While Paxton, the Royals’ freshman boys basketball coach of nine years, focused on hoops, Gaylan, a varsity assistant football coach, tackled the gridiron. Last summer, Paxton posted his basketball findings online as Gaylan continued his research.

Paxton didn’t consider expanding the archive to include the other sports until this past spring.

“This year during spring our middle school boys track team won the county. A lot of people asked, when the last time was when we did that? It was a big deal because it’s not something that happens all the time. I thought it was interesting that we couldn’t find that information. No one was 100 percent sure,” Paxton said. “That led me to the idea that we need to get something out there with the history of each sport.”

This summer, Paxton investigated nearly every Eastern Hancock sport, from high school to middle school, with his library card in hand.

“He’s gone to the library and gone through microfiche,” Spaulding said. “Joe and Michael have done a lot of leg work.

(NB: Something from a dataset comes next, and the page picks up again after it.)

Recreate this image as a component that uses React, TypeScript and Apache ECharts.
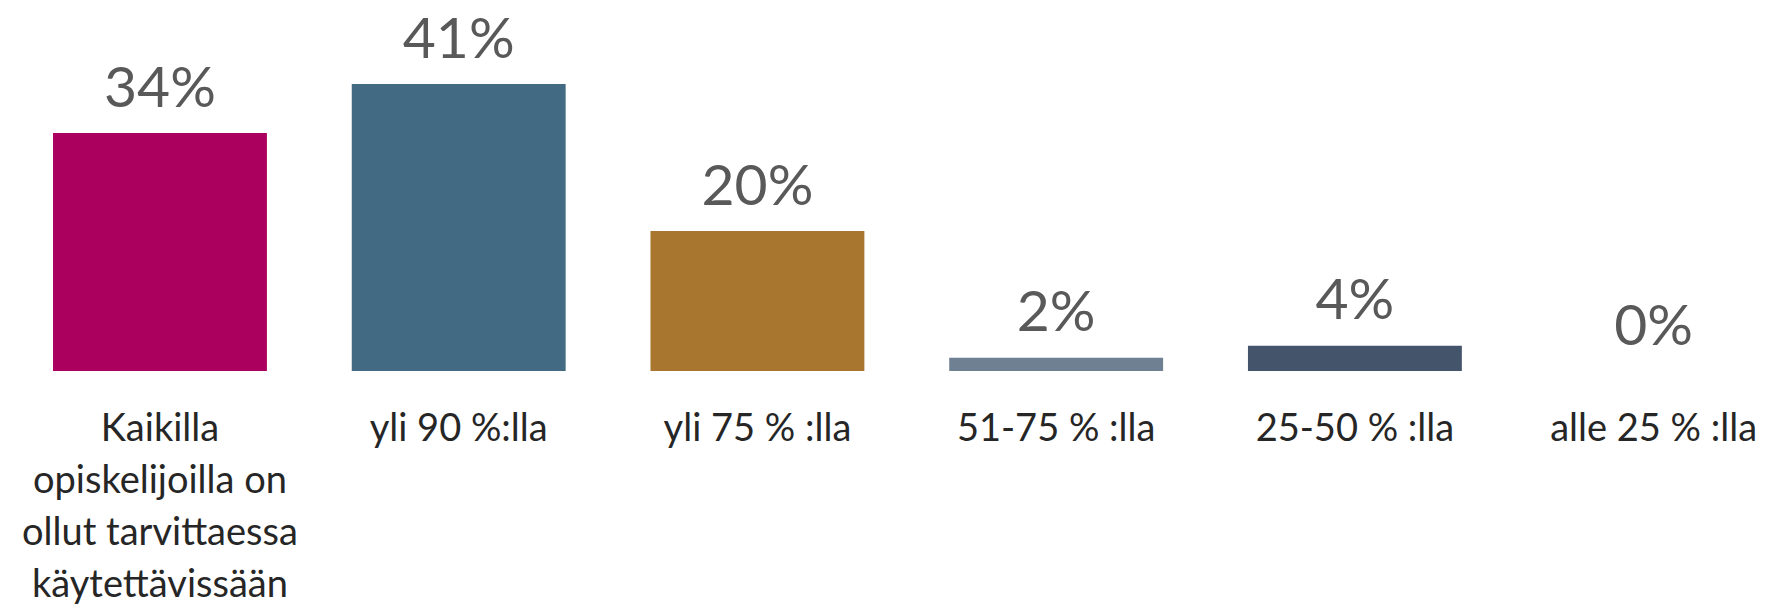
import React, { useEffect, useRef } from "react";
import * as echarts from "echarts";

const categories = [
  "Kaikilla\nopiskelijoilla on\nollut tarvittaessa\nkäytettävissään",
  "yli 90 %:lla",
  "yli 75 % :lla",
  "51-75 % :lla",
  "25-50 % :lla",
  "alle 25 % :lla",
];
const values = [34, 41, 20, 1.9, 3.6, 0];
const barColors = ["#ab005e", "#436a83", "#a97630", "#6f8092", "#44546a", "#44546a"];

export default function App() {
  const ref = useRef<HTMLDivElement>(null);
  useEffect(() => {
    if (!ref.current) return;
    const chart = echarts.init(ref.current, undefined, { renderer: "svg" });
    chart.setOption({
      animation: false,
      backgroundColor: "#ffffff",
      grid: {
        left: 10.6,
        right: -28,
        top: 21,
        bottom: 234,
        containLabel: false,
        outerBoundsMode: "none",
      },
      xAxis: {
        type: "category",
        data: categories,
        axisLine: { show: false },
        axisTick: { show: false },
        axisLabel: {
          interval: 0,
          margin: 29,
          color: "#262626",
          fontFamily: "Lato",
          fontSize: 38,
          lineHeight: 52,
        },
      },
      yAxis: {
        type: "value",
        min: 0,
        max: 50,
        show: false,
        splitLine: { show: false },
      },
      series: [
        {
          type: "bar",
          data: values.map((v, i) => ({ value: v, itemStyle: { color: barColors[i] } })),
          barCategoryGap: "28.4%",
          label: {
            show: true,
            position: "top",
            distance: 20,
            color: "#595959",
            fontFamily: "Lato",
            fontSize: 57,
            formatter: (p: any) => Math.round(p.value) + "%",
          },
        },
      ],
    });
    return () => chart.dispose();
  }, []);
  return (
    <div
      ref={ref}
      style={{ position: "absolute", left: 0, top: 0, width: 1775, height: 605 }}
    />
  );
}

It’s something that Joe really enjoys doing.”

A Purdue University graduate, Paxton graduated from Greenfield-Central in 1996 and earned a bachelor’s degree in secondary physical education at West Lafayette with a computer endorsement. His interest in technology never waned as he began teaching and coaching at Eastern Hancock, including stints as the high school girls junior varsity and varsity basketball coach more than 10 years ago.

“I’ve always been a technology kind of a person, so it’s always been a big interest of mine,” Paxton said. “A lot of the website stuff is self-taught. I didn’t take any classes. It was mostly trial and error and playing around with the technology.”

Despite being a novice, the website Paxton put together for the athletic office is professional grade, Spaudling said. The information it now hosts is unprecedented.

“I wanted it to be something where we could look back and either find some quick information or a complete history,” Paxton said. “I just wanted to have something because there wasn’t a lot available as far as historical information of the athletics programs. It’s pretty easy to add to if needed.”

An on-going endeavor, Paxton remarked, most of the website’s sports history PDF documents are accompanied with a “Help Needed” introduction letter.

“This Eastern Hancock sports history project is a work in progress. There is A LOT of missing information that is not included. Most of this information came from only what the school yearbook provided. This is a starting point to try to have the most complete history of the sport as possible…,” the letter states.

Paxton is always looking to “fill in the gaps” and seeking information from former coaches and the community, which both have steadily contributed since he launched both the sports history and school records links.

“The hardest part in the most recent stuff I’ve been working on is finding those all-conference listings because they weren’t in (the newspaper) at a consistent time,” Paxton said. “All-county you can narrow it down, but all-conference was the hardest ones to find. I have gotten quite a few responses.”

The collection is also transferable, which was vital, Paxton emphasized. In the future, the website might need to be moved off of Google’s free platform, Spaulding said, and rebuilt using a new provider. Paxton, who has archived his extensive data is confident the information will be available regardless of what might transpire in the coming years.

“That was part of the reason I did this because eventually, we’re going to have to switch our website over to something different. I wanted to have the history organized when we do move to something new,” Paxton said. “The goal this year was to have it up and sitting there and hopefully people will send in updates and help improve it this year. Then next year, possibly getting it printed out and in a binder that will be in the athletic office for reference.”